The inspiration for the song comes from Shuggie Bain, by Booker Price winner Douglas Stuart. “I've never read anything so powerful personally. There's a part where Shuggie gets beaten up and sticks his head in the fridge, sees the blood and thinks it's pretty; then he berates himself for thinking that, because us East End kids aren't meant to think that stuff,” shares Joesef.



Club culture is often seen in the media as a cubicle of trends, drugs and the shallow dark side of the night where people abandon themselves, but the dance floor is a space where feelings come and go. And this cinematic is aptly portrayed by Hindman in the video, not only recalling scenes similar to Shuggie Bain's, but also capturing the importance of the magnetism that boys making out with other boys can safely experience in the clubs featured in other novels such as Andrew Durbin's McArthur Park or Jeremy Atherton's Gay Bar: Why We're Dating.
A generation that has grown up seeing Robyn Dancing on her own as a Virgina Woolf-like interpretation of liberatory spaces. Holding another person's neck while kissing is such a high that everyone deserves to experience this kind of freedom once in a lifetime. It's a feeling of belonging that has been recreated in many different ways but never gets old. We never thought that the greatest revolution we could make was to love each other and rub our lips with another as the lights colour our faces while we stop time to feel the music and sweat out a new world.

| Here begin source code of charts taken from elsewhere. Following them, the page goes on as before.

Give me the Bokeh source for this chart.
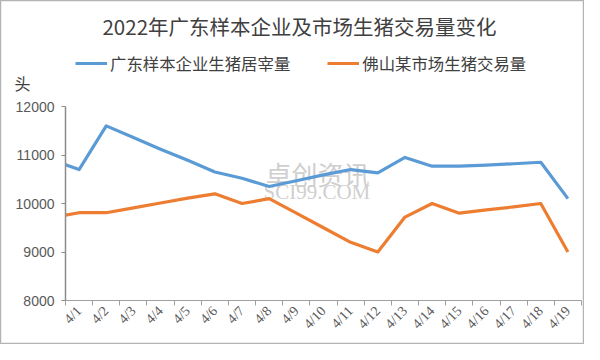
from bokeh.plotting import figure
from bokeh.models import Range1d, FixedTicker, Label, Legend, LegendItem
from bokeh.embed import file_html
from bokeh.resources import INLINE

# ---- data ----
categories = ["4/1", "4/2", "4/3", "4/4", "4/5", "4/6", "4/7", "4/8", "4/9", "4/10",
              "4/11", "4/12", "4/13", "4/14", "4/15", "4/16", "4/17", "4/18", "4/19"]
series_names = ["广东样本企业生猪居宰量", "佛山某市场生猪交易量"]
# first value of each series sits on the left edge of the axis, the rest at category centres
slaughter = [10800, 10700, 11600, 11360, 11120, 10890, 10650, 10520, 10350, 10470,
             10590, 10700, 10630, 10950, 10770, 10770, 10790, 10820, 10850, 10100]
market = [9760, 9810, 9810, 9910, 10010, 10110, 10200, 10000, 10100, 9800,
          9500, 9200, 9000, 9720, 10000, 9800, 9870, 9930, 10000, 9000]
y_ticks = [8000, 9000, 10000, 11000, 12000]
title_text = "2022年广东样本企业及市场生猪交易量变化"
unit_text = "头"

n = len(categories)
x_pos = [0.0] + [i + 0.5 for i in range(n)]
centers = [i + 0.5 for i in range(n)]
bounds = list(range(n + 1))

W, H = 584, 344
# plot-area placement inside the figure (pixels from top-left)
left, right, top, bottom = 65, 581, 106, 300
ux = (right - left) / n
uy = (bottom - top) / (y_ticks[-1] - y_ticks[0])
x_start = 0 - left / ux
x_end = n + (W - right) / ux
y_start = y_ticks[0] - (H - bottom) / uy
y_end = y_ticks[-1] + top / uy

CJK = "Noto Sans CJK SC"
BLUE = "#5B9BD5"
ORANGE = "#ED7D31"
TXT = "#404040"
TICK = "#595959"

p = figure(width=W, height=H, output_backend="svg", toolbar_location=None,
           x_range=Range1d(x_start, x_end), y_range=Range1d(y_start, y_end),
           min_border_left=0, min_border_right=0, min_border_top=0, min_border_bottom=0)
p.outline_line_color = "#b4b4b4"
p.outline_line_width = 1.5
p.xgrid.grid_line_color = None
p.ygrid.grid_line_color = None
p.background_fill_color = "white"
p.border_fill_color = "white"

# watermark (under the lines)
p.add_layout(Label(x=265, y=H - 173, x_units="screen", y_units="screen", text="卓创资讯",
                   text_font=CJK, text_font_size="26px", text_color="#cfcfcf",
                   text_align="left", text_baseline="middle", level="underlay"))
p.add_layout(Label(x=263, y=H - 191, x_units="screen", y_units="screen", text="SCI99.COM",
                   text_font="Liberation Serif", text_font_size="21px", text_color="#cfcfcf",
                   text_align="left", text_baseline="middle", level="underlay"))

r1 = p.line(x_pos, slaughter, line_color=BLUE, line_width=3.2, line_join="round")
r2 = p.line(x_pos, market, line_color=ORANGE, line_width=3.2, line_join="round")

# x axis: labels at centres, tick marks at boundaries
xa = p.xaxis[0]
xa.fixed_location = y_ticks[0]
xa.bounds = (0, n)
xa.ticker = FixedTicker(ticks=centers, minor_ticks=bounds)
xa.major_label_overrides = {c: lab for c, lab in zip(centers, categories)}
xa.major_tick_out = 0
xa.major_tick_in = 0
xa.minor_tick_out = 5
xa.minor_tick_in = 0
xa.minor_tick_line_color = "#a0a0a0"
xa.axis_line_color = "#a0a0a0"
xa.major_label_orientation = 0.8
xa.major_label_text_font = "Liberation Serif"
xa.major_label_text_font_size = "14px"
xa.major_label_text_color = TICK
xa.major_label_standoff = 3

ya = p.yaxis[0]
ya.fixed_location = 0
ya.bounds = (y_ticks[0], y_ticks[-1])
ya.ticker = FixedTicker(ticks=y_ticks)
ya.major_tick_out = 4
ya.major_tick_in = 0
ya.minor_tick_out = 0
ya.minor_tick_in = 0
ya.major_tick_line_color = "#8c8c8c"
ya.axis_line_color = "#8c8c8c"
ya.axis_line_width = 1.5
ya.major_label_text_font = "Liberation Sans"
ya.major_label_text_font_size = "14px"
ya.major_label_text_color = TICK
ya.major_label_standoff = 7

# title and unit
p.add_layout(Label(x=299, y=H - 25, x_units="screen", y_units="screen", text=title_text,
                   text_font=CJK, text_font_size="20.5px", text_color=TXT,
                   text_align="center", text_baseline="middle"))
p.add_layout(Label(x=22, y=H - 82, x_units="screen", y_units="screen", text=unit_text,
                   text_font=CJK, text_font_size="16px", text_color=TXT,
                   text_align="center", text_baseline="middle"))

legend = Legend(items=[LegendItem(label=series_names[0], renderers=[r1]),
                       LegendItem(label=series_names[1], renderers=[r2])],
                orientation="horizontal", location=(75, H - 65 - 10), padding=0, margin=0,
                spacing=37, glyph_width=32, glyph_height=16, label_standoff=3,
                label_height=20, background_fill_alpha=0, border_line_alpha=0,
                label_text_font=CJK, label_text_font_size="16.4px",
                label_text_color=TXT)
p.add_layout(legend)

open("out.html", "w").write(file_html(p, INLINE))
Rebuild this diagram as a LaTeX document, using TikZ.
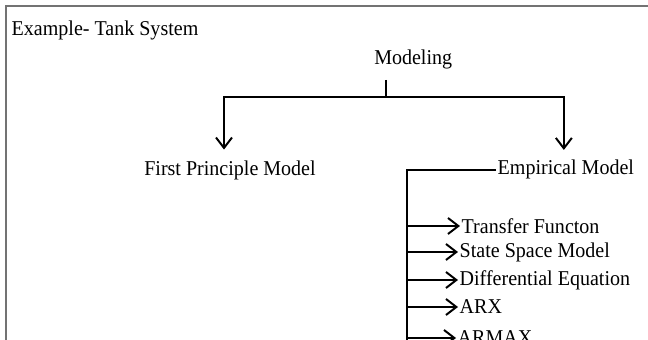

It doesn't really matter how it ends. What matters is that these scenes become a solid memory in our youth that gives meaning to all this uncertainty. But as for Joesef's future, it's a bare, tepid step after an impressive early career development. East End Coast, along with the upbeat, eighties 21st century club-meets-twentieth century It's Been a Little Heavy Lately, the artist heads into a debut album having conquered our hearts with a promising set of new songs that are sure to recreate incredible scenes from his life.